The primary source was found by using a word search for Texas annexation. The website is sponsored by the Texas State Library and Archives Committee. This is a reliable source, because it is sponsored by the state and uses original archives for their sources of information. The primary source is a letter written by James K. Polk to a committee in Cincinnati that was debating the Texas issue. They wanted to know where Polk stood on the issue of annexation.
Polk’s letter to the Cincinnati committee, who opposed the annexation of Texas, was very straight forward and short. Polk firmly stood by his view for the immediate annexation of Texas. He believed that since Texas is connected to the Mississippi Valley, and was once part of the American territory. America has the right to bring Texas into the United States. Also, he stated that Texas should have never been ceded away to Spain when the United States acquired Spanish’s Florida. Polk also fears that if the government is to reject Texas’s acceptance to enter the United States. The British will try to bring Texas under their control. He also stated that to ensure that this will never happen again in the future. He is in favor for Oregon to become a state as well.
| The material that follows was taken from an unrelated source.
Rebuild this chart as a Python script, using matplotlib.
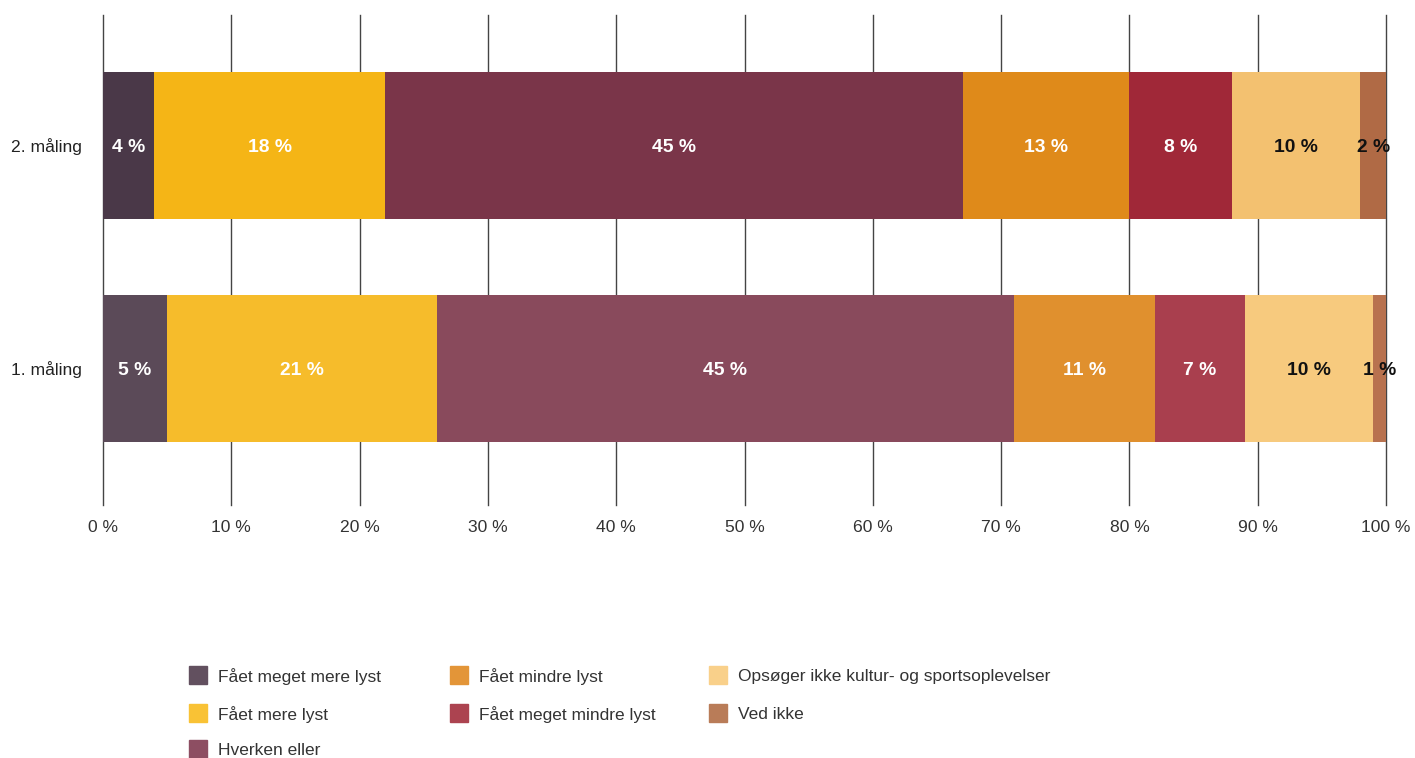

I believe that Polk’s letter was very simple and easy to understand. He simply stated why he was in favor of the Texas issue and his reasons for believing so. He did not get in great depth about politic issues behind his decision, and did not mention anything about the South or the expansion of slavery in his letter.

The second source, http://caho-test.cc.columbia.edu//dbq/11014.html#D, includes the Republican Party platform of 1856. It shows that by the middle of the decade, a new party had risen in opposition to the Democratic Party's position on the territories. For the Republicans, slavery had to stay confined to the South, and the Constitution itself forbade any growth into the territories. It is also interesting to note that the platform uses language such as "in the spirit of Washington and Jefferson" to support their own policies. The irony, of course, is that both men were Southerners and slaveowners, but Republican Party's appeal is to their views on the federal government. Of course, this is also a slight jab at the Democrats, who claimed ideological lineage with Jeffersonian thought throughout the 19th century. This source could be very useful at seeing the evolution of free-soil thought in the 1850s, especially as it relates to national politics.